Kars 4 Kids and America Can! are both nonprofit entities that sell donated vehicles to fund children’s programs under similar trademarks. America Can! claims that it commenced use of its mark in Texas in the early 1990s, with Kars 4 Kids later using it in 1997. When Kars 4 Kids launched a series of nationwide advertising campaigns in the early 2000s, America Can! sent it a cease-and-desist letter. After it appeared that Kars 4 Kids ceased advertising in Texas, America Can! took no further action.
Almost 10 years later, America Can! sent another letter to Kars 4 Kids after it learned of the continued use of the trademark. In the following years, the parties sued each other in the US District Court for the District of New Jersey under claims of federal and state trademark infringement, unfair competition, and trademark dilution, and sought monetary and equitable relief. In addition, America Can! requested the cancellation of one of Kars 4 Kids federal trademark registrations by claiming that it had been fraudulently obtained.
The jury found in favor of America Can! by stating that it had protectable state and common law trademark rights and that Kars 4 Kids willfully infringed those rights within Texas. However, the jury was not persuaded by the arguments regarding the cancellation of the Kars 4 Kids trademark.

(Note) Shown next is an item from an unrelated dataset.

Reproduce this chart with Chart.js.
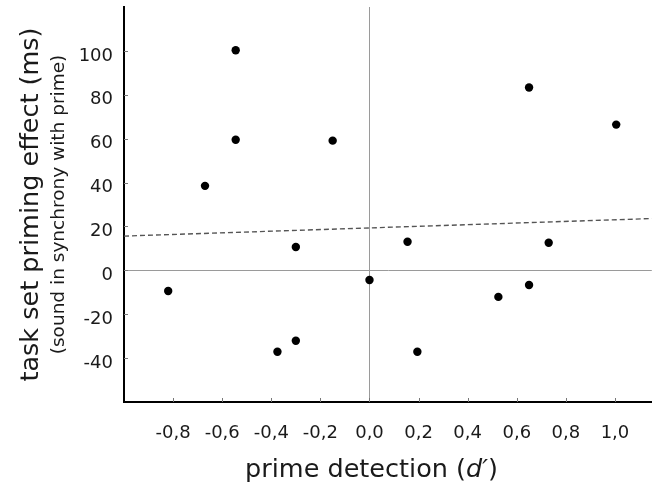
<!DOCTYPE html>
<html><head><meta charset="utf-8">
<script src="https://cdn.jsdelivr.net/npm/chart.js@4/dist/chart.umd.min.js"></script>
<style>html,body{margin:0;padding:0;background:#fff;} #wrap{width:656px;height:488px;position:relative;}</style>
</head><body><div id="wrap"><canvas id="c"></canvas></div>
<script>
// ---- data ----
const primeDetection = [-0.545, -0.545, -0.67, -0.15, 0.65, 1.005, -0.30, 0.155, 0.73, -0.82, 0.0, 0.525, 0.65, -0.375, -0.30, 0.195];
const primingEffect  = [100.3, 59.5, 38.5, 59.1, 83.3, 66.4, 10.6, 13.0, 12.6, -9.4, -4.4, -12.1, -6.7, -37.1, -32.1, -37.1];
const fitX = [-1.0, 1.15];
const fitY = [15.6, 23.6];
const xTickValues = [-0.8, -0.6, -0.4, -0.2, 0, 0.2, 0.4, 0.6, 0.8, 1.0];
const xTickLabels = ['-0,8', '-0,6', '-0,4', '-0,2', '0,0', '0,2', '0,4', '0,6', '0,8', '1,0'];
const yTickValues = [-40, -20, 0, 20, 40, 60, 80, 100];
const yTickLabels = ['-40', '-20', '0', '20', '40', '60', '80', '100'];
const xRange = [-1.0, 1.15];
const yRange = [-60, 120];
const yTitle = 'task set priming effect (ms)';
const ySubTitle = '(sound in synchrony with prime)';
const xTitleParts = ['prime detection (', 'd\u2032', ')'];

const FONT = "'DejaVu Sans', 'Liberation Sans', Arial, sans-serif";
const TXT = '#1a1a1a';

const pts = primeDetection.map((x, i) => ({x: x, y: primingEffect[i]}));
const fit = fitX.map((x, i) => ({x: x, y: fitY[i]}));

const zeroGrid = (ctx) => (ctx.tick && ctx.tick.value === 0) ? '#9a9a9a' : 'rgba(0,0,0,0)';

const innerTicks = {
  id: 'innerTicks',
  afterDatasetsDraw(chart) {
    const {ctx, chartArea: a} = chart;
    const xs = chart.scales.x, ys = chart.scales.y;
    ctx.save();
    ctx.strokeStyle = '#777';
    ctx.lineWidth = 1;
    ctx.beginPath();
    xTickValues.forEach(v => { const p = Math.round(xs.getPixelForValue(v)) + 0.5; ctx.moveTo(p, a.bottom); ctx.lineTo(p, a.bottom - 4); });
    yTickValues.forEach(v => { const p = Math.round(ys.getPixelForValue(v)) + 0.5; ctx.moveTo(a.left, p); ctx.lineTo(a.left + 4, p); });
    ctx.stroke();
    ctx.restore();
  },
  afterDraw(chart) {
    const {ctx, chartArea: a} = chart;
    const xs = chart.scales.x;
    ctx.save();
    ctx.fillStyle = TXT;
    ctx.textBaseline = 'alphabetic';
    const normal = "25.5px " + FONT;
    const italic = "italic 25.5px " + FONT;
    ctx.font = normal; const w0 = ctx.measureText(xTitleParts[0]).width; const w2 = ctx.measureText(xTitleParts[2]).width;
    ctx.font = italic; const w1 = ctx.measureText(xTitleParts[1]).width;
    const total = w0 + w1 + w2;
    let x = xs.getPixelForValue(0) + 2 - total / 2;
    const y = a.bottom + 75;
    ctx.textAlign = 'left';
    ctx.font = normal; ctx.fillText(xTitleParts[0], x, y); x += w0;
    ctx.font = italic; ctx.fillText(xTitleParts[1], x, y); x += w1;
    ctx.font = normal; ctx.fillText(xTitleParts[2], x, y);
    ctx.restore();
  }
};

const noPad = s => { s.paddingTop = 0; s.paddingBottom = 0; };

new Chart(document.getElementById('c'), {
  type: 'scatter',
  data: {
    datasets: [
      { data: fit, showLine: true, borderColor: '#555', borderWidth: 1.4, borderDash: [5, 3], pointRadius: 0, order: 2, yAxisID: 'y' },
      { data: pts, backgroundColor: '#000', borderWidth: 0, pointRadius: 4.2, order: 1, yAxisID: 'y' }
    ]
  },
  options: {
    responsive: true, maintainAspectRatio: false, animation: false,
    layout: { padding: { top: 7, right: 1, left: 0, bottom: 0 } },
    plugins: { legend: { display: false }, tooltip: { enabled: false } },
    scales: {
      x: {
        type: 'linear', position: 'bottom', min: xRange[0], max: xRange[1],
        afterBuildTicks: s => { s.ticks = xTickValues.map(v => ({value: v})); },
        afterFit: s => { s.height = 86; s.paddingLeft = 0; s.paddingRight = 0; },
        ticks: { callback: v => xTickLabels[xTickValues.indexOf(v)], color: TXT, padding: 21, maxRotation: 0, autoSkip: false, font: { family: FONT, size: 18 } },
        grid: { color: zeroGrid, lineWidth: 1, drawTicks: false },
        border: { display: true, color: '#000', width: 2 }
      },
      yt: {
        type: 'linear', position: 'left', weight: 1, min: yRange[0], max: yRange[1],
        afterFit: s => { s.width = 46; noPad(s); },
        ticks: { display: false },
        grid: { display: false, drawTicks: false },
        border: { display: false },
        title: { display: true, text: yTitle, color: TXT, padding: { top: 15.7, bottom: 0 }, font: { family: FONT, size: 25.5 } }
      },
      y: {
        type: 'linear', position: 'left', weight: 0, min: yRange[0], max: yRange[1],
        afterBuildTicks: s => { s.ticks = yTickValues.map(v => ({value: v})); },
        afterFit: s => { s.width = 78; noPad(s); },
        ticks: { callback: v => yTickLabels[yTickValues.indexOf(v)], color: TXT, padding: 11, labelOffset: 5, font: { family: FONT, size: 18 } },
        grid: { color: zeroGrid, lineWidth: 1, drawTicks: false },
        border: { display: true, color: '#000', width: 2 },
        title: { display: true, text: ySubTitle, color: TXT, padding: { top: 2.5, bottom: 0 }, font: { family: FONT, size: 18.5 } }
      }
    }
  },
  plugins: [innerTicks]
});
</script>
</body></html>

The district court then considered available equitable and monetary relief for America Can!, ultimately finding against Kars 4 Kids’ laches defense, despite the 10-year gap (2003 to 2013) between the cease-and-desist letters sent by America Can!. As America Can! claimed that it was unaware of any Texas advertising by Kars 4 Kids between 2004 and 2011, the district court ordered Kars 4 Kids to disgorge all profits made from its Texas sales, minus advertising and overhead expenses – which amounted to approximately $10.6 million. This amount did not include America Can!’s requests for enhanced monetary relief or pre-judgment interest.
On appeal, the Third Circuit Court of Appeals reviewed the district court’s order with regard to Kars 4 Kids’ laches defense, the proper analysis for a disgorgement of profits award, and America Can!’s claims for enhanced monetary relief and pre-judgment interest.
The Third Circuit determined that the district court did not use the correct test to determine whether a laches defense should apply to a claim. Under Third Circuit precedent, the court is to consider:
- The plaintiff's “inexcusable delay in bringing suit”; and
- “Prejudice to the defendant as a result of the delay” (Santana Prods, Inc v Bobrick Washroom Equip, Inc., 401 F 3d 123, 138 (3d Cir 2005)).
While the district court considered the correct elements, the Third Circuit found that its limitation of these elements to Texas alone was improper given Kars 4 Kids’ nationwide use of its trademark. In its ruling, the Third Circuit remanded the laches defense claim back to the district court to consider whether America Can! should have filed suit sooner under a reasonableness standard and whether that had an impact on prejudice to Kars 4 Kids.
Disgorgement of profits
The Third Circuit also found that the district court used an improper analysis for the disgorgement of profits award. The proper test requires the weighing of the Banjo Buddies factors:
- Whether the infringer had the intent to confuse or deceive;
- Whether sales have been diverted;
- The adequacy of other remedies;
- Any unreasonable delay by the plaintiff in asserting its rights;
- The public interest in making the misconduct unprofitable; and
- Whether it is a case of palming off (Banjo Buddies, Inc. v Renosky, 399 F 3d 168, 175 (3d Cir 2005).
As the district court considered only the second factor, the Third Circuit remanded with instructions to consider all six factors.
Enhanced monetary relief and pre-judgment interest
The Third Circuit found that the district court acted within its discretion when declining enhanced monetary relief requested by America Can!. While Section 1117(a) of the Lanham Act (15 US Code) authorizes discretion for these types of awards, America Can!’s arguments stated only punitive reasons that an enhanced monetary award was appropriate as Kars 4 Kids did not obtain its trademark registration through fraud and only could have willfully infringed in one state, Texas. Further, the court of appeals affirmed the district court’s ruling that Section 1117(a) does not award pre-judgment interest and that America Can!’s claim under state law was also improper.